● PROMPT
Omit all images, then return the remaining material exactly as it stands.

● STORED DATA
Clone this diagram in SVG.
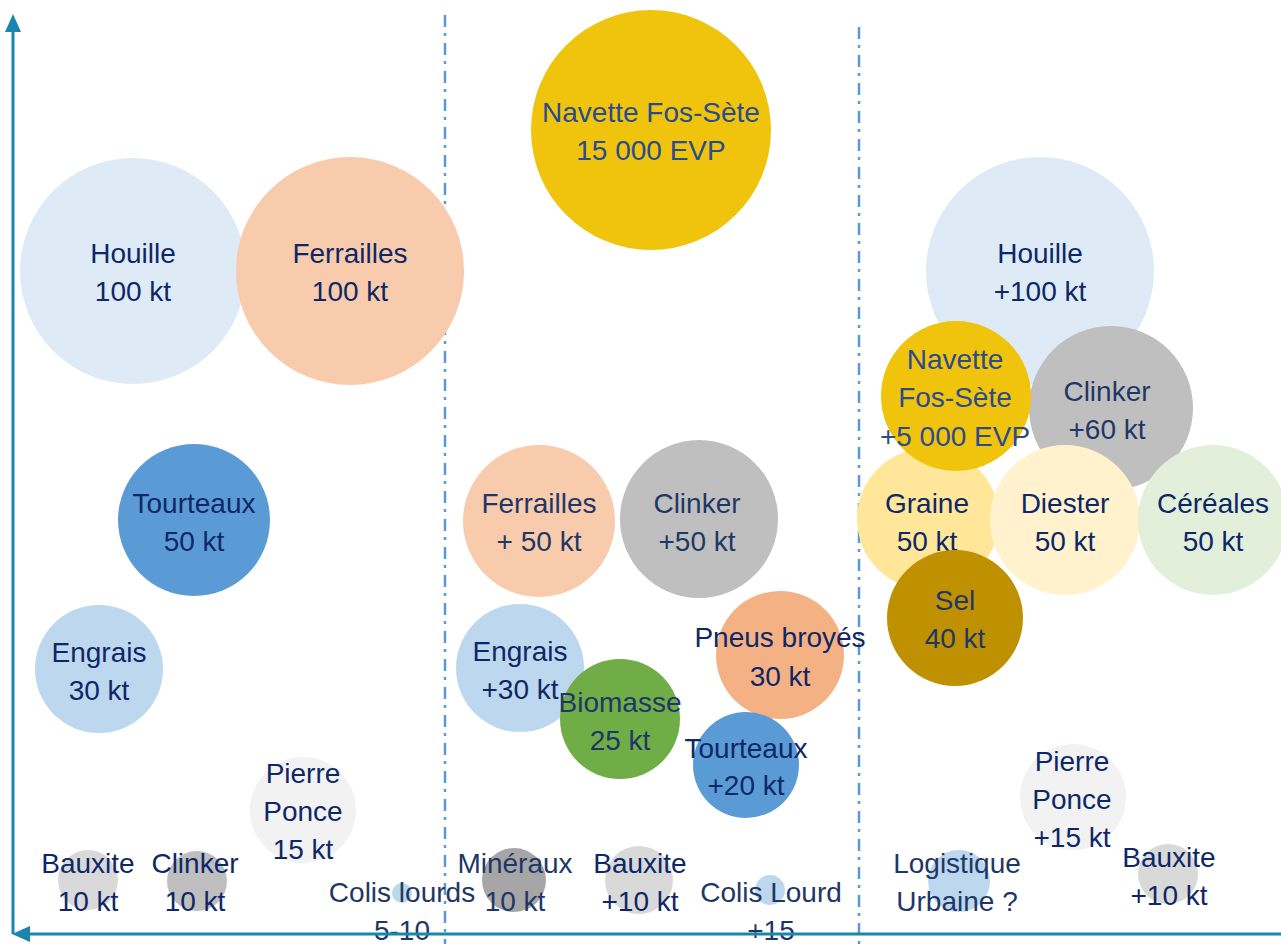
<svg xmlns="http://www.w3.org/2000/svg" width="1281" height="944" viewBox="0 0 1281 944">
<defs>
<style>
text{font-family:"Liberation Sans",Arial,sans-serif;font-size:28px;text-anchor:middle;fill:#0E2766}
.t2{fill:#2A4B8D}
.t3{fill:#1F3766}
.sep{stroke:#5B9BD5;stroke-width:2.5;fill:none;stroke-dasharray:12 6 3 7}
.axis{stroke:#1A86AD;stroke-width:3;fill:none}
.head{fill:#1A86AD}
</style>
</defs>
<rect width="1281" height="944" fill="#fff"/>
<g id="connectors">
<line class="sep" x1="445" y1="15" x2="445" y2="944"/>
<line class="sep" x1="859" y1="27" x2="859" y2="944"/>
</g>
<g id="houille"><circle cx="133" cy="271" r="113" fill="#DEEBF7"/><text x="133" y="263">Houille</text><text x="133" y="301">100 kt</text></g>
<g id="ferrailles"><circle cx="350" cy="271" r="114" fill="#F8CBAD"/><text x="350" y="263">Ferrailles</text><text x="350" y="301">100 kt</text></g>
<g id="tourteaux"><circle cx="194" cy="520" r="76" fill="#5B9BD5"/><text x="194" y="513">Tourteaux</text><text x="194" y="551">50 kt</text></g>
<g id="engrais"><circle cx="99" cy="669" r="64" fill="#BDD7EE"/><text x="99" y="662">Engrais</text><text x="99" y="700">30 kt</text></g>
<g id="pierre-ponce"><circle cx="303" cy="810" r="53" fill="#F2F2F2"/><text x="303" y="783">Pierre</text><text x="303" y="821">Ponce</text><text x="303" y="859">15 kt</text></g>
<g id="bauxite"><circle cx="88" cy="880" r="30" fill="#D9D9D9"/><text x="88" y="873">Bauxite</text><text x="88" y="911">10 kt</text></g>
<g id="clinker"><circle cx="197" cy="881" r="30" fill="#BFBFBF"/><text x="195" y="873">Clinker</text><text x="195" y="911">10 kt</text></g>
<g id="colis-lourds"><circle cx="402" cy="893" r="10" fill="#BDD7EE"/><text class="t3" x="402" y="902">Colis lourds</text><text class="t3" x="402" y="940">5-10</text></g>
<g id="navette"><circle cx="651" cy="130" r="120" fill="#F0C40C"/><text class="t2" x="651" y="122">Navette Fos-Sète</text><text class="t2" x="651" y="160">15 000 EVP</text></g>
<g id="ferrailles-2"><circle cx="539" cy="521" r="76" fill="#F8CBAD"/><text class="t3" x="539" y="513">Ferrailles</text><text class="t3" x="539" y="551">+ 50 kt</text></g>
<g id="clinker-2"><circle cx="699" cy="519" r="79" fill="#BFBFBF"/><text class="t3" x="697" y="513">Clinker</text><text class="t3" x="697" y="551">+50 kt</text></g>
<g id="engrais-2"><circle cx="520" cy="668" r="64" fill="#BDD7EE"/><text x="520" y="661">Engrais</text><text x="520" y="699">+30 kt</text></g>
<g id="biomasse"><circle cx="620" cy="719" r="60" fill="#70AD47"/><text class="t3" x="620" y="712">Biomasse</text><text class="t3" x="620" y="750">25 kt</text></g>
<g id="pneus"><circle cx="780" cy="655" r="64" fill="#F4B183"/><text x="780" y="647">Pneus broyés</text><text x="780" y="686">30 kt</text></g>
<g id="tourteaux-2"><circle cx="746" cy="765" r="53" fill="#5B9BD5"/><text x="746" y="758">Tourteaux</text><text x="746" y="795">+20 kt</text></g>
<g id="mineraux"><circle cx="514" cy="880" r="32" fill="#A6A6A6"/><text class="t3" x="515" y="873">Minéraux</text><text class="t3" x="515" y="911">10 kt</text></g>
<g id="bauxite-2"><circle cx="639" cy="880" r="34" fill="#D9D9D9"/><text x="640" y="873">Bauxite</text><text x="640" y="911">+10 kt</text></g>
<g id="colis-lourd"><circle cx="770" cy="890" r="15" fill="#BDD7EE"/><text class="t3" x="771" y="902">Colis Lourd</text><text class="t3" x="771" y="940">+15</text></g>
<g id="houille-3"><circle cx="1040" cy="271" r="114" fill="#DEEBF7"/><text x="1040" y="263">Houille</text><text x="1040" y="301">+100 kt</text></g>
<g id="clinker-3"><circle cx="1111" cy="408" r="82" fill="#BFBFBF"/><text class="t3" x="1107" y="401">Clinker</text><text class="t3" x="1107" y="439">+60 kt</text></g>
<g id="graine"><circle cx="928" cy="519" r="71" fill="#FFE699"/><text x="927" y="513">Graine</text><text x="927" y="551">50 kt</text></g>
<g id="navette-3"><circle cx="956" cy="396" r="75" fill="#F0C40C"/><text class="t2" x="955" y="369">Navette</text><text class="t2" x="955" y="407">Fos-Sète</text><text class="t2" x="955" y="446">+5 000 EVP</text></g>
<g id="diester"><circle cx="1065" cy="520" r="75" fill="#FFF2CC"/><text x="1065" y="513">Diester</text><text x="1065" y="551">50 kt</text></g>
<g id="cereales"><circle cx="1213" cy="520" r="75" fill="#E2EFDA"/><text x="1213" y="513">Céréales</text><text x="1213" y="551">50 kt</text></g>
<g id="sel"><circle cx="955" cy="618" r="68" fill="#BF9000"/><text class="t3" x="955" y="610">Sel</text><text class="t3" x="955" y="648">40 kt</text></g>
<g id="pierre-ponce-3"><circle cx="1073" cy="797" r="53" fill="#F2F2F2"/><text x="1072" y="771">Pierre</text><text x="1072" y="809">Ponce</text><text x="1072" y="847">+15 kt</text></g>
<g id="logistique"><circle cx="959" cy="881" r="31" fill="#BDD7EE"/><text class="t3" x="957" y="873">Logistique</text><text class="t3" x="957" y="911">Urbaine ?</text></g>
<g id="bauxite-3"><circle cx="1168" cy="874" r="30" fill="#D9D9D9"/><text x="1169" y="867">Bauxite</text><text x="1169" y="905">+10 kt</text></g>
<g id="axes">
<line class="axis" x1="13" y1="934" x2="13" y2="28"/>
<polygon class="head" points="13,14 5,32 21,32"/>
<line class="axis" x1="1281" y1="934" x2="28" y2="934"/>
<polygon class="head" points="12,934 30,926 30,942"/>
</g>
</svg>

● WRITTEN RESPONSE
Clone this diagram in SVG.
<svg xmlns="http://www.w3.org/2000/svg" width="1281" height="944" viewBox="0 0 1281 944">
<defs>
<style>
text{font-family:"Liberation Sans",Arial,sans-serif;font-size:28px;text-anchor:middle;fill:#0E2766}
.t2{fill:#2A4B8D}
.t3{fill:#1F3766}
.sep{stroke:#5B9BD5;stroke-width:2.5;fill:none;stroke-dasharray:12 6 3 7}
.axis{stroke:#1A86AD;stroke-width:3;fill:none}
.head{fill:#1A86AD}
</style>
</defs>
<rect width="1281" height="944" fill="#fff"/>
<g id="connectors">
<line class="sep" x1="445" y1="15" x2="445" y2="944"/>
<line class="sep" x1="859" y1="27" x2="859" y2="944"/>
</g>
<g id="houille"><circle cx="133" cy="271" r="113" fill="#DEEBF7"/><text x="133" y="263">Houille</text><text x="133" y="301">100 kt</text></g>
<g id="ferrailles"><circle cx="350" cy="271" r="114" fill="#F8CBAD"/><text x="350" y="263">Ferrailles</text><text x="350" y="301">100 kt</text></g>
<g id="tourteaux"><circle cx="194" cy="520" r="76" fill="#5B9BD5"/><text x="194" y="513">Tourteaux</text><text x="194" y="551">50 kt</text></g>
<g id="engrais"><circle cx="99" cy="669" r="64" fill="#BDD7EE"/><text x="99" y="662">Engrais</text><text x="99" y="700">30 kt</text></g>
<g id="pierre-ponce"><circle cx="303" cy="810" r="53" fill="#F2F2F2"/><text x="303" y="783">Pierre</text><text x="303" y="821">Ponce</text><text x="303" y="859">15 kt</text></g>
<g id="bauxite"><circle cx="88" cy="880" r="30" fill="#D9D9D9"/><text x="88" y="873">Bauxite</text><text x="88" y="911">10 kt</text></g>
<g id="clinker"><circle cx="197" cy="881" r="30" fill="#BFBFBF"/><text x="195" y="873">Clinker</text><text x="195" y="911">10 kt</text></g>
<g id="colis-lourds"><circle cx="402" cy="893" r="10" fill="#BDD7EE"/><text class="t3" x="402" y="902">Colis lourds</text><text class="t3" x="402" y="940">5-10</text></g>
<g id="navette"><circle cx="651" cy="130" r="120" fill="#F0C40C"/><text class="t2" x="651" y="122">Navette Fos-Sète</text><text class="t2" x="651" y="160">15 000 EVP</text></g>
<g id="ferrailles-2"><circle cx="539" cy="521" r="76" fill="#F8CBAD"/><text class="t3" x="539" y="513">Ferrailles</text><text class="t3" x="539" y="551">+ 50 kt</text></g>
<g id="clinker-2"><circle cx="699" cy="519" r="79" fill="#BFBFBF"/><text class="t3" x="697" y="513">Clinker</text><text class="t3" x="697" y="551">+50 kt</text></g>
<g id="engrais-2"><circle cx="520" cy="668" r="64" fill="#BDD7EE"/><text x="520" y="661">Engrais</text><text x="520" y="699">+30 kt</text></g>
<g id="biomasse"><circle cx="620" cy="719" r="60" fill="#70AD47"/><text class="t3" x="620" y="712">Biomasse</text><text class="t3" x="620" y="750">25 kt</text></g>
<g id="pneus"><circle cx="780" cy="655" r="64" fill="#F4B183"/><text x="780" y="647">Pneus broyés</text><text x="780" y="686">30 kt</text></g>
<g id="tourteaux-2"><circle cx="746" cy="765" r="53" fill="#5B9BD5"/><text x="746" y="758">Tourteaux</text><text x="746" y="795">+20 kt</text></g>
<g id="mineraux"><circle cx="514" cy="880" r="32" fill="#A6A6A6"/><text class="t3" x="515" y="873">Minéraux</text><text class="t3" x="515" y="911">10 kt</text></g>
<g id="bauxite-2"><circle cx="639" cy="880" r="34" fill="#D9D9D9"/><text x="640" y="873">Bauxite</text><text x="640" y="911">+10 kt</text></g>
<g id="colis-lourd"><circle cx="770" cy="890" r="15" fill="#BDD7EE"/><text class="t3" x="771" y="902">Colis Lourd</text><text class="t3" x="771" y="940">+15</text></g>
<g id="houille-3"><circle cx="1040" cy="271" r="114" fill="#DEEBF7"/><text x="1040" y="263">Houille</text><text x="1040" y="301">+100 kt</text></g>
<g id="clinker-3"><circle cx="1111" cy="408" r="82" fill="#BFBFBF"/><text class="t3" x="1107" y="401">Clinker</text><text class="t3" x="1107" y="439">+60 kt</text></g>
<g id="graine"><circle cx="928" cy="519" r="71" fill="#FFE699"/><text x="927" y="513">Graine</text><text x="927" y="551">50 kt</text></g>
<g id="navette-3"><circle cx="956" cy="396" r="75" fill="#F0C40C"/><text class="t2" x="955" y="369">Navette</text><text class="t2" x="955" y="407">Fos-Sète</text><text class="t2" x="955" y="446">+5 000 EVP</text></g>
<g id="diester"><circle cx="1065" cy="520" r="75" fill="#FFF2CC"/><text x="1065" y="513">Diester</text><text x="1065" y="551">50 kt</text></g>
<g id="cereales"><circle cx="1213" cy="520" r="75" fill="#E2EFDA"/><text x="1213" y="513">Céréales</text><text x="1213" y="551">50 kt</text></g>
<g id="sel"><circle cx="955" cy="618" r="68" fill="#BF9000"/><text class="t3" x="955" y="610">Sel</text><text class="t3" x="955" y="648">40 kt</text></g>
<g id="pierre-ponce-3"><circle cx="1073" cy="797" r="53" fill="#F2F2F2"/><text x="1072" y="771">Pierre</text><text x="1072" y="809">Ponce</text><text x="1072" y="847">+15 kt</text></g>
<g id="logistique"><circle cx="959" cy="881" r="31" fill="#BDD7EE"/><text class="t3" x="957" y="873">Logistique</text><text class="t3" x="957" y="911">Urbaine ?</text></g>
<g id="bauxite-3"><circle cx="1168" cy="874" r="30" fill="#D9D9D9"/><text x="1169" y="867">Bauxite</text><text x="1169" y="905">+10 kt</text></g>
<g id="axes">
<line class="axis" x1="13" y1="934" x2="13" y2="28"/>
<polygon class="head" points="13,14 5,32 21,32"/>
<line class="axis" x1="1281" y1="934" x2="28" y2="934"/>
<polygon class="head" points="12,934 30,926 30,942"/>
</g>
</svg>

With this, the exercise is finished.